[Begin Raw data]

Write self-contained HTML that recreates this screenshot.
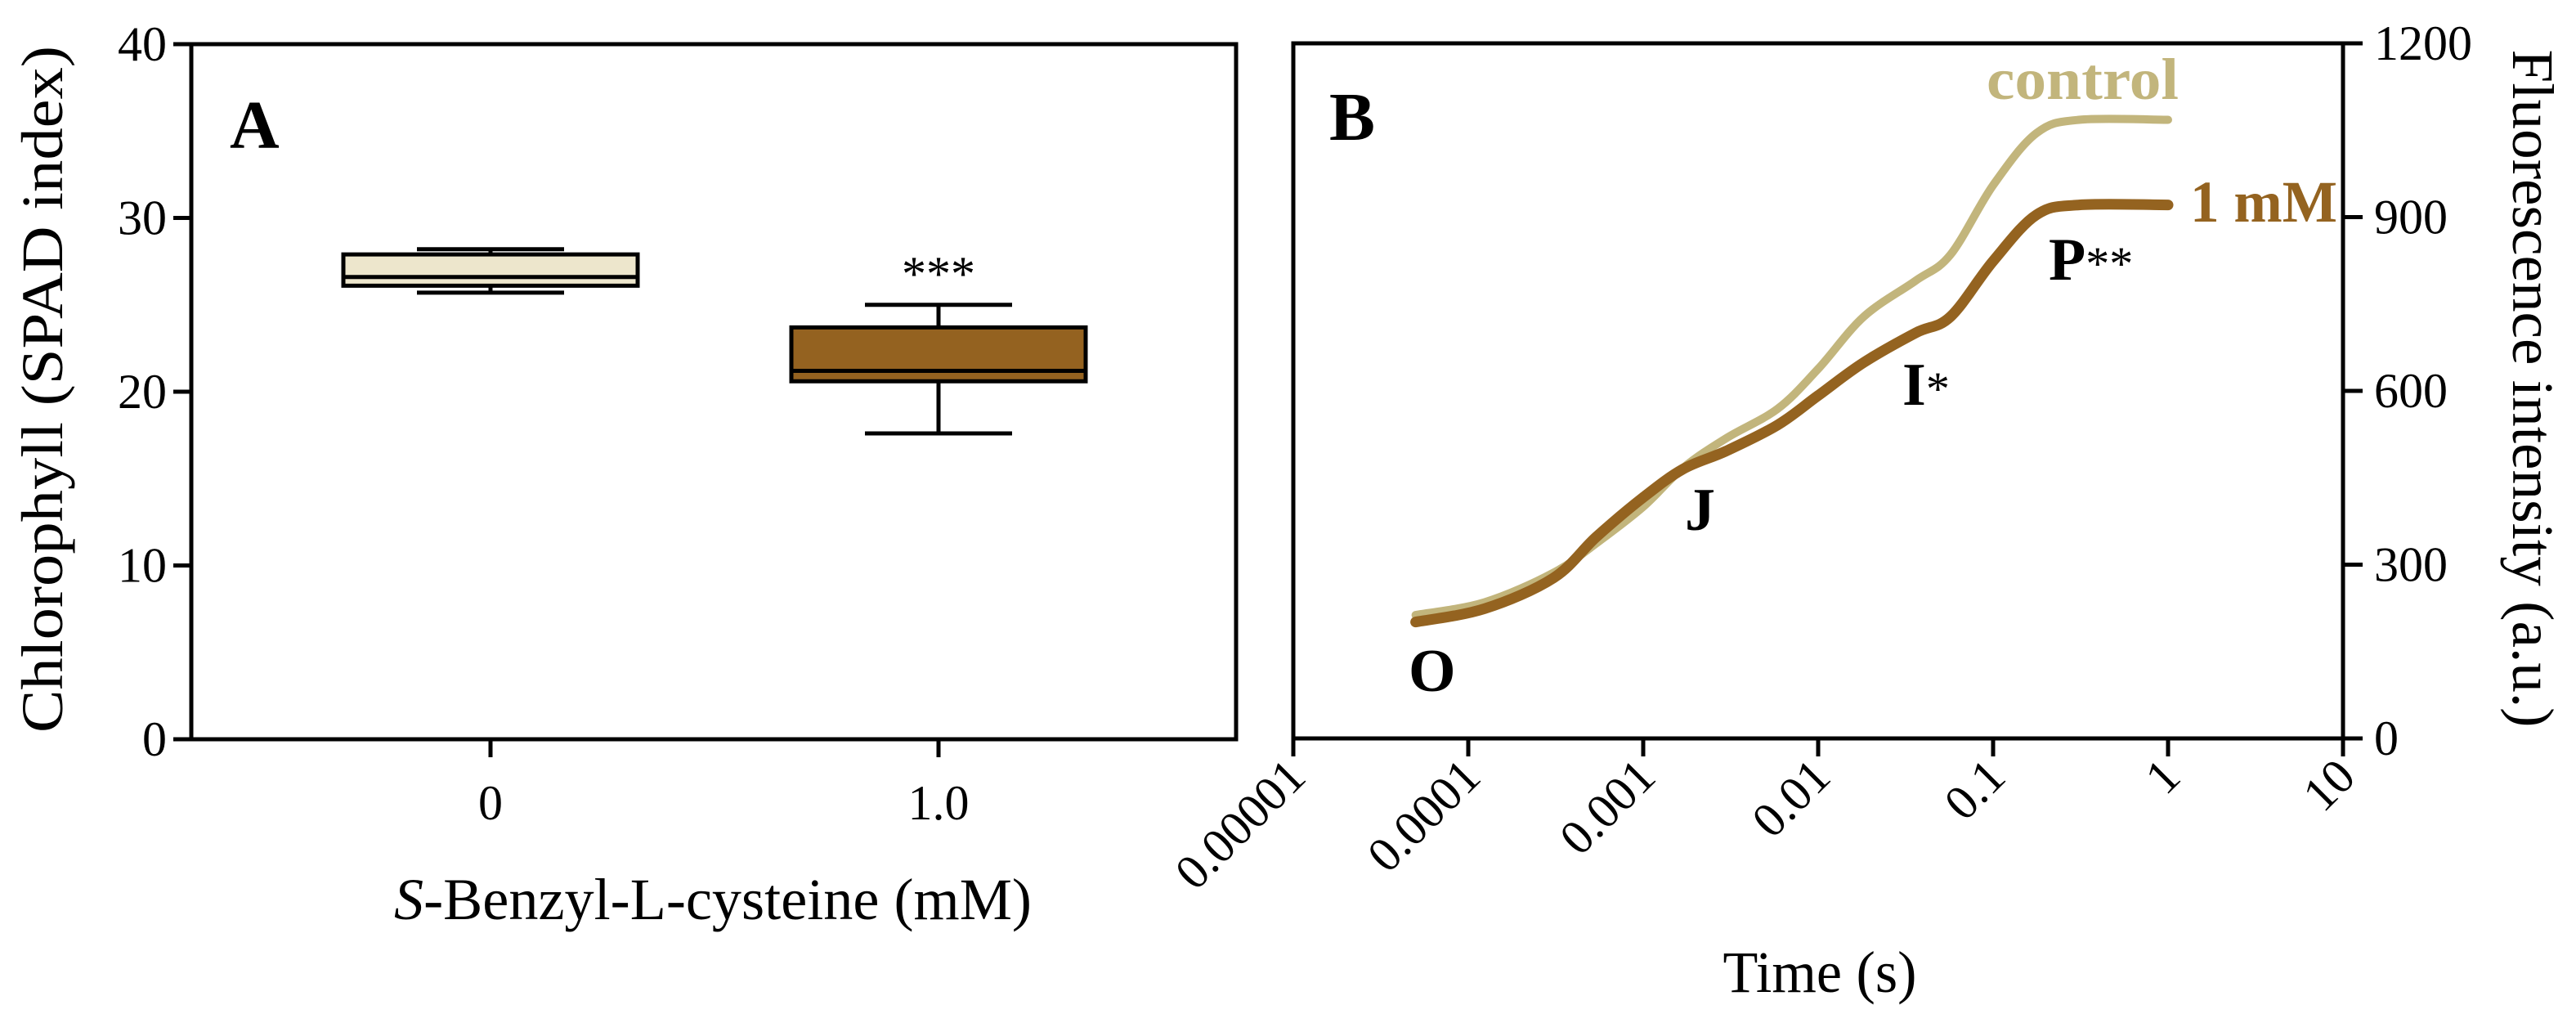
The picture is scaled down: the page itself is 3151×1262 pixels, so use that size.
<!DOCTYPE html>
<html><head><meta charset="utf-8"><style>
body{margin:0;background:#fff}
svg{display:block}
text{font-family:"Liberation Serif",serif}
</style></head><body>
<svg id="c" width="3151" height="1262" viewBox="0 0 3151 1262" xmlns="http://www.w3.org/2000/svg"></svg>
<script>
// Panel A data
const catsA = ["0","1.0"];
const boxMin = [25.7, 17.6];
const boxQ1 = [26.1, 20.6];
const boxMed = [26.6, 21.2];
const boxQ3 = [27.9, 23.7];
const boxMax = [28.2, 25.0];
const yTicksA = [0,10,20,30,40];
// Panel B data
const timeS = [5e-5,1.24e-4,3.07e-4,5.4e-4,1e-3,1.69e-3,2.97e-3,5.86e-3,0.01,0.0182,0.036,0.057,0.1,0.177,0.31,1];
const controlF = [213,235,286,337,400,467,518,569,638,728,790,835,955,1045,1068,1068];
const mmF = [201,224,277,348,416,465,496,541,592,649,700,728,824,904,921,921];
const xTicksB = ["0.00001","0.0001","0.001","0.01","0.1","1","10"];
const yTicksB = [0,300,600,900,1200];

const svg=document.getElementById('c');
const NS='http://www.w3.org/2000/svg';
function mk(tag,attrs,parent){const e=document.createElementNS(NS,tag);for(const k in attrs)e.setAttribute(k,attrs[k]);(parent||svg).appendChild(e);return e;}

// ---- Panel A
const AL=234,AR=1512,AT=54,AB=904;
const yA=v=>AB-(v/40)*(AB-AT);
const xA=i=>[600,1148][i];
const gA=mk('g',{});


let fr=mk('rect',{x:AL,y:AT,width:AR-AL,height:AB-AT,fill:'none',stroke:'#000','stroke-width':5},gA);

yTicksA.forEach(v=>{
  mk('line',{x1:AL-22,x2:AL,y1:yA(v),y2:yA(v),stroke:'#000','stroke-width':5},gA);
  const t=mk('text',{x:AL-30,y:yA(v)+20,'font-size':60,'text-anchor':'end'},gA);t.textContent=v;
  
});
const fills=['#ede6cc','#946220'];
catsA.forEach((c,i)=>{
  const x=xA(i);
  mk('line',{x1:x,x2:x,y1:AB,y2:AB+22,stroke:'#000','stroke-width':5},gA);
  const t=mk('text',{x:x,y:1002,'font-size':60,'text-anchor':'middle'},gA);t.textContent=c;
  
  const g=mk('g',{},gA);
  
  mk('line',{x1:x,x2:x,y1:yA(boxMax[i]),y2:yA(boxQ3[i]),stroke:'#000','stroke-width':5},g);
  mk('line',{x1:x,x2:x,y1:yA(boxQ1[i]),y2:yA(boxMin[i]),stroke:'#000','stroke-width':5},g);
  mk('line',{x1:x-90,x2:x+90,y1:yA(boxMax[i]),y2:yA(boxMax[i]),stroke:'#000','stroke-width':5},g);
  mk('line',{x1:x-90,x2:x+90,y1:yA(boxMin[i]),y2:yA(boxMin[i]),stroke:'#000','stroke-width':5},g);
  mk('rect',{x:x-180,y:yA(boxQ3[i]),width:360,height:yA(boxQ1[i])-yA(boxQ3[i]),fill:fills[i],stroke:'#000','stroke-width':5},g);
  mk('line',{x1:x-180,x2:x+180,y1:yA(boxMed[i]),y2:yA(boxMed[i]),stroke:'#000','stroke-width':5},g);
});
let st=mk('text',{x:xA(1),y:yA(boxMax[1])-18,'font-size':60,'text-anchor':'middle'},gA);st.textContent='***';

let la=mk('text',{x:281,y:181,'font-size':84,'font-weight':'bold'},gA);la.textContent='A';

let yt=mk('text',{x:0,y:0,'font-size':72,'text-anchor':'middle',textLength:840,lengthAdjust:'spacingAndGlyphs',transform:'translate(76,476) rotate(-90)'},gA);yt.textContent='Chlorophyll (SPAD index)';

let xt=mk('text',{x:872,y:1124,'font-size':72,'text-anchor':'middle',textLength:780,lengthAdjust:'spacingAndGlyphs'},gA);
xt.innerHTML='<tspan font-style="italic">S</tspan>-Benzyl-L-cysteine (mM)';


// ---- Panel B
const BL=1582,BR=2866,BT=53,BB=903;
const xB=t=>BL+(Math.log10(t)+5)*(BR-BL)/6;
const yB=v=>BB-(v/1200)*(BB-BT);
const gB=mk('g',{});

let fb=mk('rect',{x:BL,y:BT,width:BR-BL,height:BB-BT,fill:'none',stroke:'#000','stroke-width':5},gB);

xTicksB.forEach(l=>{
  const x=xB(parseFloat(l));
  mk('line',{x1:x,x2:x,y1:BB,y2:BB+22,stroke:'#000','stroke-width':5},gB);
  const t=mk('text',{x:0,y:0,'font-size':60,'text-anchor':'end',transform:`translate(${x+18},${BB+50}) rotate(-45)`},gB);t.textContent=l;
  
});
yTicksB.forEach(v=>{
  mk('line',{x1:BR,x2:BR+24,y1:yB(v),y2:yB(v),stroke:'#000','stroke-width':5},gB);
  const t=mk('text',{x:BR+38,y:yB(v)+20,'font-size':60},gB);t.textContent=v;
  
});
function line(vals,color,w,name){
  const P=timeS.map((t,i)=>[xB(t),yB(vals[i])]);
  let d='M'+P[0][0].toFixed(1)+','+P[0][1].toFixed(1);
  for(let i=0;i<P.length-1;i++){
    const p0=P[Math.max(0,i-1)],p1=P[i],p2=P[i+1],p3=P[Math.min(P.length-1,i+2)];
    const c1=[p1[0]+(p2[0]-p0[0])/6,p1[1]+(p2[1]-p0[1])/6];
    const c2=[p2[0]-(p3[0]-p1[0])/6,p2[1]-(p3[1]-p1[1])/6];
    d+=` C${c1[0].toFixed(1)},${c1[1].toFixed(1)} ${c2[0].toFixed(1)},${c2[1].toFixed(1)} ${p2[0].toFixed(1)},${p2[1].toFixed(1)}`;
  }
  const p=mk('path',{d:d,fill:'none',stroke:color,'stroke-width':w,'stroke-linecap':'round','stroke-linejoin':'round'},gB);
  
}
line(controlF,'#c2b57c',10,'control-line');
line(mmF,'#946320',13,'1mm-line');
function lbl(x,y,txt,fill,name,size){const t=mk('text',{x:x,y:y,'font-size':size||74,'font-weight':'bold',fill:fill},gB);t.textContent=txt;return t;}
const lc=lbl(2430,121,'control','#c2b57c','legend-control',72);lc.setAttribute('textLength',235);lc.setAttribute('lengthAdjust','spacingAndGlyphs');
const lm=lbl(2679,271,'1 mM','#946320','legend-1mm',72);lm.setAttribute('textLength',180);lm.setAttribute('lengthAdjust','spacingAndGlyphs');
lbl(1626,171,'B','#000','panel-b-label',84);
lbl(1723,845,'O','#000','point-o');
lbl(2061,648,'J','#000','point-j');
const ti=lbl(2327,495,'I','#000','point-i');ti.innerHTML='I<tspan font-weight="normal" font-size="58">*</tspan>';
const tp=lbl(2506,342,'P','#000','point-p');tp.innerHTML='P<tspan font-weight="normal" font-size="58">**</tspan>';
let tx=mk('text',{x:2226,y:1213,'font-size':72,'text-anchor':'middle',textLength:237,lengthAdjust:'spacingAndGlyphs'},gB);tx.textContent='Time (s)';

let ty=mk('text',{x:0,y:0,'font-size':72,'text-anchor':'middle',textLength:829,lengthAdjust:'spacingAndGlyphs',transform:'translate(3074,475) rotate(90)'},gB);ty.textContent='Fluorescence intensity (a.u.)';

</script>
</body></html>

[End Raw data]

● **Exercise objective**
Print the complete listing exactly, apart from any pictures.

● **The result**
Write self-contained HTML that recreates this screenshot.
The picture is scaled down: the page itself is 3151×1262 pixels, so use that size.
<!DOCTYPE html>
<html><head><meta charset="utf-8"><style>
body{margin:0;background:#fff}
svg{display:block}
text{font-family:"Liberation Serif",serif}
</style></head><body>
<svg id="c" width="3151" height="1262" viewBox="0 0 3151 1262" xmlns="http://www.w3.org/2000/svg"></svg>
<script>
// Panel A data
const catsA = ["0","1.0"];
const boxMin = [25.7, 17.6];
const boxQ1 = [26.1, 20.6];
const boxMed = [26.6, 21.2];
const boxQ3 = [27.9, 23.7];
const boxMax = [28.2, 25.0];
const yTicksA = [0,10,20,30,40];
// Panel B data
const timeS = [5e-5,1.24e-4,3.07e-4,5.4e-4,1e-3,1.69e-3,2.97e-3,5.86e-3,0.01,0.0182,0.036,0.057,0.1,0.177,0.31,1];
const controlF = [213,235,286,337,400,467,518,569,638,728,790,835,955,1045,1068,1068];
const mmF = [201,224,277,348,416,465,496,541,592,649,700,728,824,904,921,921];
const xTicksB = ["0.00001","0.0001","0.001","0.01","0.1","1","10"];
const yTicksB = [0,300,600,900,1200];

const svg=document.getElementById('c');
const NS='http://www.w3.org/2000/svg';
function mk(tag,attrs,parent){const e=document.createElementNS(NS,tag);for(const k in attrs)e.setAttribute(k,attrs[k]);(parent||svg).appendChild(e);return e;}

// ---- Panel A
const AL=234,AR=1512,AT=54,AB=904;
const yA=v=>AB-(v/40)*(AB-AT);
const xA=i=>[600,1148][i];
const gA=mk('g',{});


let fr=mk('rect',{x:AL,y:AT,width:AR-AL,height:AB-AT,fill:'none',stroke:'#000','stroke-width':5},gA);

yTicksA.forEach(v=>{
  mk('line',{x1:AL-22,x2:AL,y1:yA(v),y2:yA(v),stroke:'#000','stroke-width':5},gA);
  const t=mk('text',{x:AL-30,y:yA(v)+20,'font-size':60,'text-anchor':'end'},gA);t.textContent=v;
  
});
const fills=['#ede6cc','#946220'];
catsA.forEach((c,i)=>{
  const x=xA(i);
  mk('line',{x1:x,x2:x,y1:AB,y2:AB+22,stroke:'#000','stroke-width':5},gA);
  const t=mk('text',{x:x,y:1002,'font-size':60,'text-anchor':'middle'},gA);t.textContent=c;
  
  const g=mk('g',{},gA);
  
  mk('line',{x1:x,x2:x,y1:yA(boxMax[i]),y2:yA(boxQ3[i]),stroke:'#000','stroke-width':5},g);
  mk('line',{x1:x,x2:x,y1:yA(boxQ1[i]),y2:yA(boxMin[i]),stroke:'#000','stroke-width':5},g);
  mk('line',{x1:x-90,x2:x+90,y1:yA(boxMax[i]),y2:yA(boxMax[i]),stroke:'#000','stroke-width':5},g);
  mk('line',{x1:x-90,x2:x+90,y1:yA(boxMin[i]),y2:yA(boxMin[i]),stroke:'#000','stroke-width':5},g);
  mk('rect',{x:x-180,y:yA(boxQ3[i]),width:360,height:yA(boxQ1[i])-yA(boxQ3[i]),fill:fills[i],stroke:'#000','stroke-width':5},g);
  mk('line',{x1:x-180,x2:x+180,y1:yA(boxMed[i]),y2:yA(boxMed[i]),stroke:'#000','stroke-width':5},g);
});
let st=mk('text',{x:xA(1),y:yA(boxMax[1])-18,'font-size':60,'text-anchor':'middle'},gA);st.textContent='***';

let la=mk('text',{x:281,y:181,'font-size':84,'font-weight':'bold'},gA);la.textContent='A';

let yt=mk('text',{x:0,y:0,'font-size':72,'text-anchor':'middle',textLength:840,lengthAdjust:'spacingAndGlyphs',transform:'translate(76,476) rotate(-90)'},gA);yt.textContent='Chlorophyll (SPAD index)';

let xt=mk('text',{x:872,y:1124,'font-size':72,'text-anchor':'middle',textLength:780,lengthAdjust:'spacingAndGlyphs'},gA);
xt.innerHTML='<tspan font-style="italic">S</tspan>-Benzyl-L-cysteine (mM)';


// ---- Panel B
const BL=1582,BR=2866,BT=53,BB=903;
const xB=t=>BL+(Math.log10(t)+5)*(BR-BL)/6;
const yB=v=>BB-(v/1200)*(BB-BT);
const gB=mk('g',{});

let fb=mk('rect',{x:BL,y:BT,width:BR-BL,height:BB-BT,fill:'none',stroke:'#000','stroke-width':5},gB);

xTicksB.forEach(l=>{
  const x=xB(parseFloat(l));
  mk('line',{x1:x,x2:x,y1:BB,y2:BB+22,stroke:'#000','stroke-width':5},gB);
  const t=mk('text',{x:0,y:0,'font-size':60,'text-anchor':'end',transform:`translate(${x+18},${BB+50}) rotate(-45)`},gB);t.textContent=l;
  
});
yTicksB.forEach(v=>{
  mk('line',{x1:BR,x2:BR+24,y1:yB(v),y2:yB(v),stroke:'#000','stroke-width':5},gB);
  const t=mk('text',{x:BR+38,y:yB(v)+20,'font-size':60},gB);t.textContent=v;
  
});
function line(vals,color,w,name){
  const P=timeS.map((t,i)=>[xB(t),yB(vals[i])]);
  let d='M'+P[0][0].toFixed(1)+','+P[0][1].toFixed(1);
  for(let i=0;i<P.length-1;i++){
    const p0=P[Math.max(0,i-1)],p1=P[i],p2=P[i+1],p3=P[Math.min(P.length-1,i+2)];
    const c1=[p1[0]+(p2[0]-p0[0])/6,p1[1]+(p2[1]-p0[1])/6];
    const c2=[p2[0]-(p3[0]-p1[0])/6,p2[1]-(p3[1]-p1[1])/6];
    d+=` C${c1[0].toFixed(1)},${c1[1].toFixed(1)} ${c2[0].toFixed(1)},${c2[1].toFixed(1)} ${p2[0].toFixed(1)},${p2[1].toFixed(1)}`;
  }
  const p=mk('path',{d:d,fill:'none',stroke:color,'stroke-width':w,'stroke-linecap':'round','stroke-linejoin':'round'},gB);
  
}
line(controlF,'#c2b57c',10,'control-line');
line(mmF,'#946320',13,'1mm-line');
function lbl(x,y,txt,fill,name,size){const t=mk('text',{x:x,y:y,'font-size':size||74,'font-weight':'bold',fill:fill},gB);t.textContent=txt;return t;}
const lc=lbl(2430,121,'control','#c2b57c','legend-control',72);lc.setAttribute('textLength',235);lc.setAttribute('lengthAdjust','spacingAndGlyphs');
const lm=lbl(2679,271,'1 mM','#946320','legend-1mm',72);lm.setAttribute('textLength',180);lm.setAttribute('lengthAdjust','spacingAndGlyphs');
lbl(1626,171,'B','#000','panel-b-label',84);
lbl(1723,845,'O','#000','point-o');
lbl(2061,648,'J','#000','point-j');
const ti=lbl(2327,495,'I','#000','point-i');ti.innerHTML='I<tspan font-weight="normal" font-size="58">*</tspan>';
const tp=lbl(2506,342,'P','#000','point-p');tp.innerHTML='P<tspan font-weight="normal" font-size="58">**</tspan>';
let tx=mk('text',{x:2226,y:1213,'font-size':72,'text-anchor':'middle',textLength:237,lengthAdjust:'spacingAndGlyphs'},gB);tx.textContent='Time (s)';

let ty=mk('text',{x:0,y:0,'font-size':72,'text-anchor':'middle',textLength:829,lengthAdjust:'spacingAndGlyphs',transform:'translate(3074,475) rotate(90)'},gB);ty.textContent='Fluorescence intensity (a.u.)';

</script>
</body></html>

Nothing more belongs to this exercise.